Pékin assouplit ses lois envers les constructeurs européens et est en passe de gagner la guerre commerciale face à Washington

La Chine, nouvel Eldorado pour les constructeurs? Jusqu’à aujourd’hui, il était permis d’en douter. Quand, il y a une dizaine d’années, les fabricants européens se sont lancés à l’assaut de l’Empire du Milieu, beaucoup n’y ont évidemment vu que l’occasion magnifique d’aller faire des bénéfices mirobolants sur le marché le plus prometteur du moment.

Mais il y avait une contre-partie qui avait de quoi faire froid dans le dos: chaque constructeur qui voulait prendre pied en Chine ne pouvait le faire qu’en s’associant à un partenaire local. Et ledit partenaire était, forcément, majoritaire. Qu’allait-il se passer au terme du contrat? Dans un pays où la notion de «propriété intellectuelle» n’existe pas, on pouvait légitimement craindre une prise de pouvoir du partenaire chinois, remerciant poliment son «ami»  européen au terme du partenariat. Et conservant, à son seul profit, know-how et… chaînes de montage que ledit «ami» avait, contractuellement, dû amener en guise de dot.

Cette crainte semble pourtant s’estomper: BMW vient d’annoncer que, pour un peu plus de quatre milliards, elle allait reprendre la majorité de la société qu’elle a fondée avec Brilliance. Le nouvel accord prévoit que l’entreprise bavaroise détiendra 75% des actions, contre 49 actuellement. C’est une première historique! Et la preuve que Pékin est en train d’assouplir ses règles protectionnistes régissant le plus grand marché automobile mondial. La mesure prendra effet en 2022, date d’entrée en vigueur de la nouvelle politique économique chinoise en matière de partenariat automobile. «Nous assistons à la naissance d’une ère nouvelle», a déclaré le patron de BMW Harold Krüger.  

L’usine BMW/Brillance de Shenyang

Et la tendance a l’air sérieuse. Pour la première fois, Pékin prétérite un de ses industriels au profit d’étrangers: l’action Brilliance a chuté de 50% depuis que l’on a appris qu’une telle mesure allait certainement être adoptée. Elles ont même été suspendues ce jeudi matin. Mais BMW se veut rassurant, martelant que le but de la manœuvre est d’augmenter la capacité de production des usines de  Shenyang et d’y regrouper la production des voitures à «nouvelles énergies». On parle chez BMW d’investissements de l’ordre de 3 milliards. De quoi conforter Pékin qui a annoncé que la durée de ces nouveaux accords allait être prolongée de 2028 à 2040. De quoi inciter d’autres Européens à imiter BMW et à investir massivement en Chine. 

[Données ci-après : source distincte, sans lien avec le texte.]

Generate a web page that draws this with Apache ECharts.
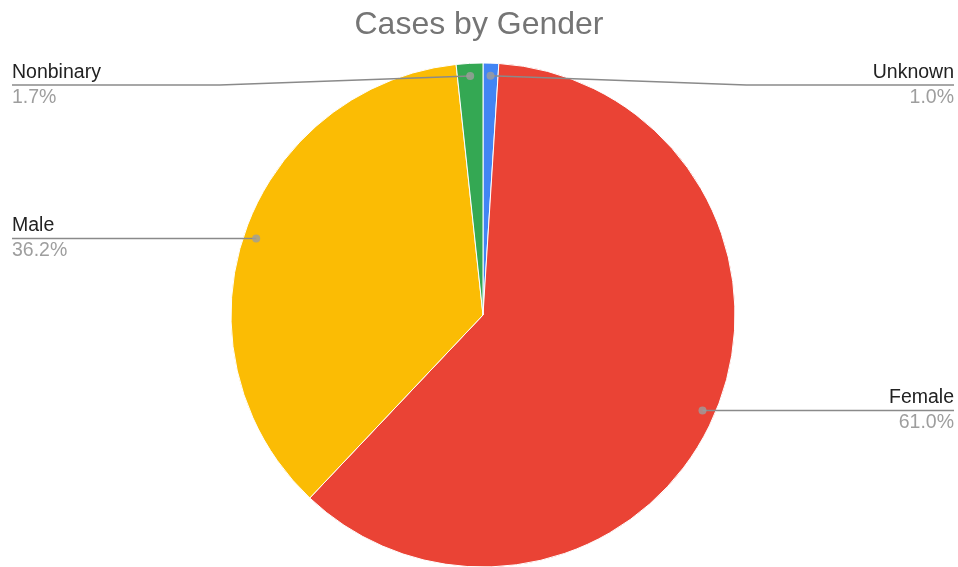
<!DOCTYPE html>
<html>
<head>
<meta charset="utf-8">
<script src="https://cdn.jsdelivr.net/npm/echarts@6/dist/echarts.min.js"></script>
<style>
html,body{margin:0;padding:0;background:#fff;}
#c{width:958px;height:567px;}
</style>
</head>
<body>
<div id="c"></div>
<script>
const title = 'Cases by Gender';
const categories = ['Unknown', 'Female', 'Male', 'Nonbinary'];
const values = [1.0, 61.0, 36.2, 1.7];
const colors = ['#4285F4', '#EA4335', '#FBBC04', '#34A853'];

const FONT = '"Liberation Sans", Arial, sans-serif';
const CX = 483, CY = 315, R = 252, DOT_R = 0.95;
const chart = echarts.init(document.getElementById('c'));
const total = values.reduce((a, b) => a + b, 0);

// mid-angle of each slice (in value units) for the dots
let cum = 0;
const dots = values.map(v => { const m = cum + v / 2; cum += v; return [DOT_R, m]; });

const pieData = categories.map((n, i) => ({ name: n, value: values[i], itemStyle: { color: colors[i] } }));

chart.setOption({
  animation: false,
  backgroundColor: '#fff',
  title: {
    text: title, left: 'center', top: 4,
    textStyle: { fontFamily: FONT, fontSize: 32, fontWeight: 'normal', color: '#757575' }
  },
  polar: { center: [CX, CY], radius: R },
  angleAxis: {
    type: 'value', min: 0, max: total, startAngle: 90, clockwise: true,
    axisLine: { show: false }, axisTick: { show: false }, axisLabel: { show: false }, splitLine: { show: false }
  },
  radiusAxis: {
    type: 'value', min: 0, max: 1,
    axisLine: { show: false }, axisTick: { show: false }, axisLabel: { show: false }, splitLine: { show: false }
  },
  series: [
    {
      type: 'pie', center: [CX, CY], radius: R, startAngle: 90, clockwise: true,
      z: 2, silent: true, label: { show: false }, labelLine: { show: false },
      itemStyle: { borderColor: '#fff', borderWidth: 1 },
      data: pieData
    },
    {
      type: 'pie', center: [CX, CY], radius: R * DOT_R, startAngle: 90, clockwise: true,
      z: 5, silent: true,
      itemStyle: { color: 'rgba(0,0,0,0)' },
      emphasis: { disabled: true },
      label: {
        show: true, alignTo: 'edge', edgeDistance: 12,
        formatter: p => '{n|' + p.name + '}\n{p|' + p.value.toFixed(1) + '%}',
        rich: {
          n: { fontFamily: FONT, fontSize: 19.5, color: '#222222', lineHeight: 25 },
          p: { fontFamily: FONT, fontSize: 19.5, color: '#9e9e9e', lineHeight: 25 }
        }
      },
      labelLine: { show: true, length: 5, length2: 10, smooth: false, lineStyle: { color: '#8a8a8a', width: 1.5 } },
      labelLayout: function (p) {
        const W = chart.getWidth();
        const rect = p.labelRect;
        const pts = p.labelLinePoints;
        const start = pts[0];
        const isLeft = rect.x + rect.width / 2 < W / 2;
        const y = Math.max(start[1], 85);
        const endX = isLeft ? 12 : W - 4;
        const bendX = isLeft ? Math.min(start[0], CX - R * 1.045) : Math.max(start[0], CX + R * 1.045);
        return {
          x: endX, y: y,
          align: isLeft ? 'left' : 'right',
          verticalAlign: 'middle',
          labelLinePoints: [start, [bendX, y], [endX, y]]
        };
      },
      data: categories.map((n, i) => ({ name: n, value: values[i] }))
    },
    {
      type: 'scatter', coordinateSystem: 'polar', z: 10, silent: true,
      symbol: 'circle', symbolSize: 8,
      itemStyle: { color: '#9e9e9e' },
      data: dots
    }
  ]
});
</script>
</body>
</html>
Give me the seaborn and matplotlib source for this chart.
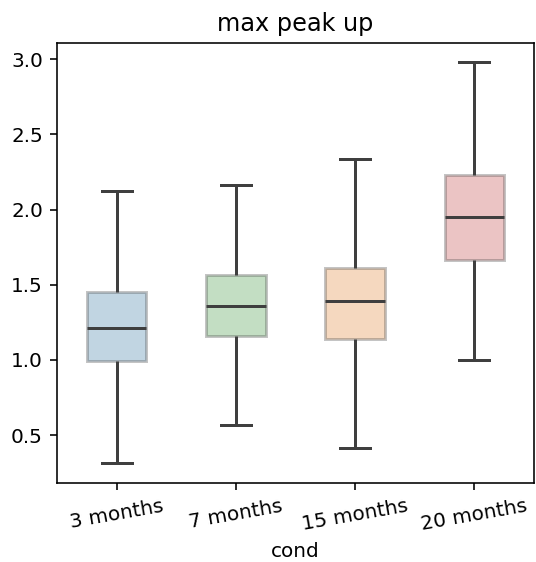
import numpy as np
import pandas as pd
import matplotlib
matplotlib.use("Agg")
import matplotlib.pyplot as plt
import seaborn as sns

# Five-number summaries per condition: low whisker, Q1, median, Q3, high whisker
conds = ["3 months", "7 months", "15 months", "20 months"]
v_3m = [0.317, 0.993, 1.213, 1.450, 2.124]
v_7m = [0.568, 1.160, 1.357, 1.563, 2.163]
v_15m = [0.415, 1.138, 1.394, 1.612, 2.336]
v_20m = [1.000, 1.665, 1.953, 2.228, 2.979]
box_colors = ["#1f77b4", "#2ca02c", "#ff7f0e", "#d62728"]

df = pd.DataFrame({
    "cond": np.repeat(conds, 5),
    "max peak up": v_3m + v_7m + v_15m + v_20m,
})

DPI = 144
fig = plt.figure(figsize=(536 / DPI, 562 / DPI), dpi=DPI)
ax = fig.add_axes([57 / 536, 79 / 562, 477 / 536, 440 / 562])

sns.boxplot(
    data=df, x="cond", y="max peak up", hue="cond", order=conds,
    palette=dict(zip(conds, box_colors)), legend=False,
    whis=np.inf, width=0.5, linewidth=1.5, showfliers=False, ax=ax,
    whiskerprops=dict(color="#3f3f3f"), capprops=dict(color="#3f3f3f"),
    medianprops=dict(color="#3f3f3f"),
)
for patch in ax.patches:
    patch.set_alpha(0.3)

ax.set_ylim(0.182, 3.108)
ax.set_title("max peak up")
ax.set_ylabel("")
ax.set_xlabel("cond")
ax.tick_params(axis="x", labelrotation=10)

fig.savefig("out.png", dpi=DPI)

L’usine BMW de Spartanburg, aux USA

Pour le coup, au fond de son bureau ovale, Donald Trump devrait commencer à se poser de sérieuses questions… Avec une pareille «ouverture» de la part de Pékin, il se pourrait fort que les constructeurs délocalisent massivement leur production. Les prévisions de croissance étant largement favorables à l’Asie, la mesure aurait de quoi faire basculer la balance commerciale à l’Est. Et laisser les Etats-Unis se débattre, tout seuls, avec leur protectionnisme forcené. BMW, par exemple, aurait ainsi tout avantage à produire un maximum de X4, X5 et X6 à Shenyang, plutôt que dans son usine de Spartanburg, en Caroline du Sud, où elle produit des véhicules dont le coût a fortement augmenté depuis le début de la guerre commerciale entre Washington et Pékin. Or il se trouve que BMW est l’un des plus gros… exportateurs de voitures «made in USA» vers la Chine!

Les leaders chinois l’ont bien compris et multiplient les gestes de bonne volonté, allant même jusqu’à assouplir les règles qui limitaient à 50% également la participation des investisseur étrangers dans tout le business concernant les véhicules électriques. Et l’ouverture va plus loin, puisque la Chine diminue ses taxes d’importation concernant les voitures, mais aussi les médicaments contre le cancer et toute une gamme de produits de consommation. Le géant allemand de la chimie BASF sera, par exemple, le premier «étranger» autorisé à bâtir, en Chine, une usine dont il sera le propriétaire unique.